To Be, To Tweak, To Be Experimental, Or Not To Be
Those are the four fates that may await any of the 22 rule proposals currently on the table. As far as enforcing icing on the penalty kill goes, Karr says that the committee could submit the recommendation as is, or remove it from the list of proposals entirely — those are the two extreme solutions.
The middle ground could involve adjusting the proposal. For example, the rules committee may decide to allow line changes after icings, thus negating a previous rule amendment, or make any other such fixes or alterations it deems suitable. The other option is to declare the rule as “experimental”, only to be enforced in “exhibition” or “non-NCAA” contests, such as games against the Under-18 team or Canadian college programs. That option, though potentially confusing to fans at those games, would give college hockey a much greater frame of reference when considering the rules for full-time implementation.

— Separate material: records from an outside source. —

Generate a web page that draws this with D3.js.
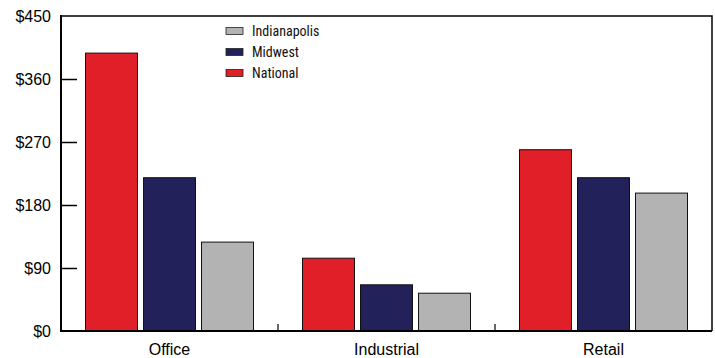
<!DOCTYPE html>
<html>
<head>
<meta charset="utf-8">
<script src="https://cdn.jsdelivr.net/npm/d3@7"></script>
<style>
  html, body { margin: 0; padding: 0; background: #fff; }
  svg { display: block; font-family: "Liberation Sans Narrow", "Roboto Condensed", "Liberation Sans", Arial, sans-serif; }
</style>
</head>
<body>
<svg id="chart" width="715" height="358"></svg>
<script>
// Rent by property type (dollars)
const categories = ["Office", "Industrial", "Retail"];
const seriesNames = ["National", "Midwest", "Indianapolis"];
const national = [397, 104, 259];
const midwest = [219, 66, 219];
const indianapolis = [127, 54, 197];
const yTicks = [0, 90, 180, 270, 360, 450];
const legendOrder = ["Indianapolis", "Midwest", "National"];

const colors = { National: "#e01f28", Midwest: "#22215a", Indianapolis: "#b3b3b3" };
const seriesValues = { National: national, Midwest: midwest, Indianapolis: indianapolis };

const svg = d3.select("#chart");
const margin = { left: 61, right: 3, top: 16, bottom: 27 };
const W = 715, H = 358;
const x0 = margin.left, x1 = W - margin.right;
const yTop = margin.top, yBot = H - margin.bottom;

const x = d3.scaleBand().domain(categories).range([x0, x1]).paddingInner(0).paddingOuter(0);
const xs = d3.scaleBand().domain(seriesNames).range([24.5, x.bandwidth() - 24.5]).paddingInner(0.104).paddingOuter(0);
const y = d3.scaleLinear().domain([0, 450]).range([yBot, yTop]);

// frame: top and right edges
svg.append("path")
  .attr("d", `M${x0},${yTop}H${x1}V${yBot}`)
  .attr("fill", "none").attr("stroke", "#000").attr("stroke-width", 1.5);

// bars
const groups = svg.append("g").selectAll("g")
  .data(categories).join("g")
  .attr("transform", d => `translate(${x(d)},0)`);

groups.selectAll("rect")
  .data((c, i) => seriesNames.map(s => ({ s, v: seriesValues[s][i] })))
  .join("rect")
  .attr("x", d => xs(d.s))
  .attr("width", xs.bandwidth())
  .attr("y", d => y(d.v))
  .attr("height", d => y(0) - y(d.v))
  .attr("fill", d => colors[d.s])
  .attr("stroke", "#111").attr("stroke-width", 1);

// y axis with inward ticks
const yAxis = d3.axisRight(y).tickValues(yTicks).tickSize(16).tickFormat(d => "$" + d);
const gy = svg.append("g").attr("transform", `translate(${x0},0)`).call(yAxis);
gy.select(".domain").remove();
gy.selectAll(".tick line").attr("stroke", "#000").attr("stroke-width", 1.5);
gy.selectAll(".tick text")
  .attr("x", -10).attr("text-anchor", "end")
  .attr("font-size", 16).attr("fill", "#000");
gy.selectAll(".tick").filter(d => d === 0 || d === 450).select("line").remove();

// x axis: short upward ticks at category boundaries
const xAxis = d3.axisBottom(x).tickSize(0).tickPadding(13);
const gx = svg.append("g").attr("transform", `translate(0,${yBot})`).call(xAxis);
gx.select(".domain").remove();
gx.selectAll(".tick text").attr("font-size", 16).attr("fill", "#000");
svg.append("g").selectAll("line")
  .data(categories.slice(1)).join("line")
  .attr("x1", d => x(d)).attr("x2", d => x(d))
  .attr("y1", yBot).attr("y2", yBot - 7)
  .attr("stroke", "#000").attr("stroke-width", 1.2);

// axis lines
svg.append("line").attr("x1", x0).attr("x2", x1).attr("y1", yBot).attr("y2", yBot)
  .attr("stroke", "#000").attr("stroke-width", 2);
svg.append("line").attr("x1", x0).attr("x2", x0).attr("y1", yTop - 1).attr("y2", yBot + 1)
  .attr("stroke", "#000").attr("stroke-width", 2);

// legend
const legend = svg.append("g").attr("transform", "translate(226,31)");
const li = legend.selectAll("g").data(legendOrder).join("g")
  .attr("transform", (d, i) => `translate(0,${i * 21})`);
li.append("rect").attr("x", 0).attr("y", -3.5).attr("width", 17).attr("height", 7)
  .attr("fill", d => colors[d]).attr("stroke", "#222").attr("stroke-width", 0.8);
li.append("text").attr("x", 26).attr("y", 0).attr("dy", "0.35em")
  .attr("font-size", 14).attr("fill", "#111").text(d => d);
</script>
</body>
</html>
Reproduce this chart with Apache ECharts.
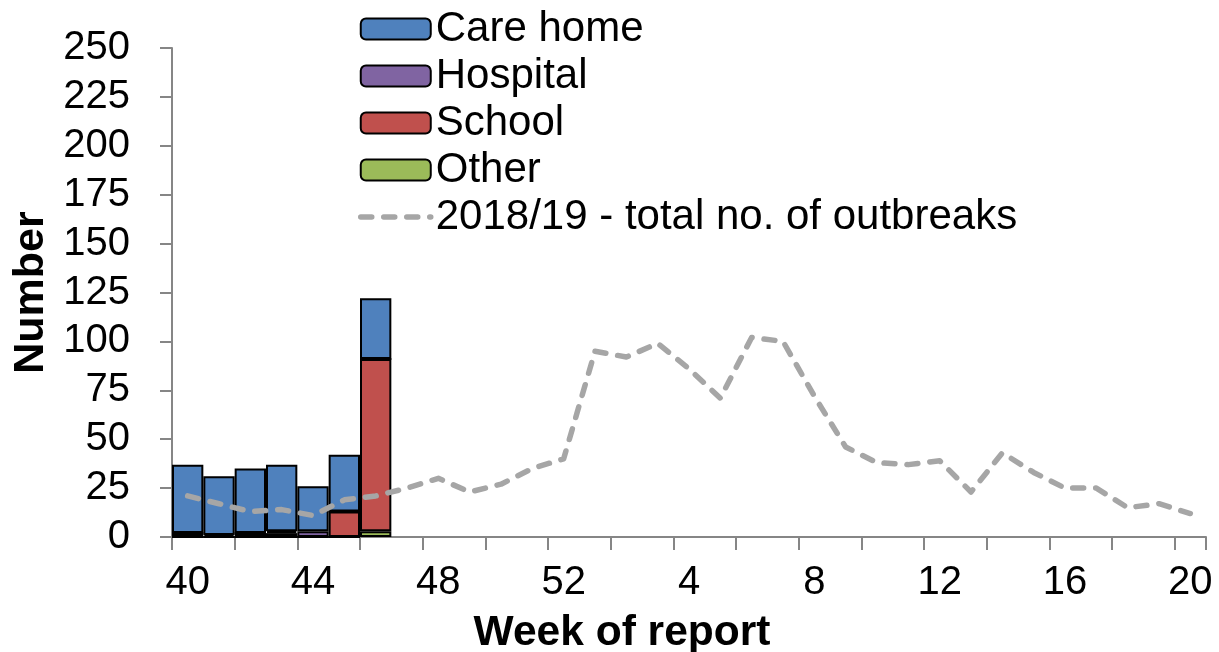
<!DOCTYPE html>
<html>
<head>
<meta charset="utf-8">
<script src="https://cdn.jsdelivr.net/npm/echarts@6/dist/echarts.min.js"></script>
<style>
  html, body { margin: 0; padding: 0; background: #fff; }
  #chart { width: 1219px; height: 652px; }
</style>
</head>
<body>
<div id="chart"></div>
<script>
// weeks of report, 2019/20 season
const weeks = ['40', '41', '42', '43', '44', '45', '46', '47', '48', '49', '50', '51', '52',
  '1', '2', '3', '4', '5', '6', '7', '8', '9', '10', '11', '12', '13', '14', '15', '16', '17', '18', '19', '20']

// outbreaks by setting (first 7 weeks reported)
const careHome = [35, 30, 33, 34, 23, 29, 31]
const hospital = [0, 1, 0, 1, 3, 0, 0]
const school = [2, 0, 2, 2, 0, 13, 88]
const other = [0, 0, 0, 0, 0, 0, 3]

// 2018/19 - total no. of outbreaks
const lastSeason = [21, 17, 13, 14, 11, 19, 21, 25, 30, 23, 27, 35, 40,
  95, 92, 99, 86, 71, 102, 100, 72, 46, 38, 37, 39, 23, 43, 33, 25, 25, 15, 17, 12]

const yTicks = { min: 0, max: 250, interval: 25 }

const font = 'Liberation Sans, Arial, sans-serif'
const axisGrey = '#868686'
const lineGrey = '#A6A6A6'
const dash = { color: lineGrey, width: 5.5, type: [11, 12], cap: 'round', join: 'round' }

const chart = echarts.init(document.getElementById('chart'))

function barSeries(name, data, color) {
  return {
    name,
    type: 'bar',
    stack: 'outbreaks',
    data,
    barCategoryGap: '0%',
    itemStyle: { color, borderColor: '#000', borderWidth: 2 },
    emphasis: { disabled: true },
  }
}

chart.setOption({
  animation: false,
  textStyle: { fontFamily: font },
  grid: { left: 172, right: 13, top: 48, bottom: 115, containLabel: false, outerBoundsMode: 'none' },
  legend: {
    orient: 'vertical',
    left: 353,
    top: 3,
    itemWidth: 70,
    itemHeight: 21,
    itemGap: 5,
    data: [
      'Care home', 'Hospital', 'School', 'Other',
      { name: '2018/19 - total no. of outbreaks', itemStyle: { opacity: 0 }, lineStyle: dash },
    ],
    textStyle: { fontSize: 42, color: '#000', fontFamily: font },
  },
  xAxis: {
    type: 'category',
    data: weeks,
    boundaryGap: true,
    name: 'Week of report',
    nameLocation: 'middle',
    nameGap: 75,
    nameTextStyle: { fontSize: 42.5, fontWeight: 'bold', color: '#000', padding: [0, 134, 0, 0] },
    axisLine: { lineStyle: { color: axisGrey, width: 2 } },
    axisTick: { show: true, interval: 1, length: 13, lineStyle: { color: axisGrey, width: 2 } },
    axisLabel: { interval: 3, fontSize: 40, color: '#000', margin: 26 },
    splitLine: { show: false },
  },
  yAxis: {
    type: 'value',
    min: yTicks.min,
    max: yTicks.max,
    interval: yTicks.interval,
    name: 'Number',
    nameLocation: 'middle',
    nameGap: 118,
    nameTextStyle: { fontSize: 43, fontWeight: 'bold', color: '#000' },
    axisLine: { show: true, lineStyle: { color: axisGrey, width: 2 } },
    axisTick: { show: true, length: 12, lineStyle: { color: axisGrey, width: 2 } },
    axisLabel: { fontSize: 40, color: '#000', margin: 42 },
    splitLine: { show: false },
  },
  series: [
    barSeries('Other', other, '#9BBB59'),
    barSeries('School', school, '#C0504D'),
    barSeries('Hospital', hospital, '#8064A2'),
    barSeries('Care home', careHome, '#4F81BD'),
    {
      name: '2018/19 - total no. of outbreaks',
      type: 'line',
      data: lastSeason,
      symbol: 'none',
      z: 5,
      itemStyle: { color: lineGrey },
      lineStyle: dash,
      emphasis: { disabled: true },
    },
  ],
})
</script>
</body>
</html>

At the end of the day, the proposals still have to undergo a lot more scrutiny, and possibly a fair bit of tampering before they appear in your 2010-12 NCAA ice hockey rule book.
“We hope that participation in the next phase is high, so the committee has the best possible data to fine-tune final proposals before moving them forward,” Karr said of the current surveying phase.
“The committee is working hard to make the game better and to reach the best conclusions given the information received,” he added. He stressed that he isn’t in the market of defending or promoting any particular rule amendment, but rather sees his job — and that of the rules committee — as encouraging whatever actions are generally deemed best for the sport of college hockey.
“I want to do what people want to do for the game,” he summed.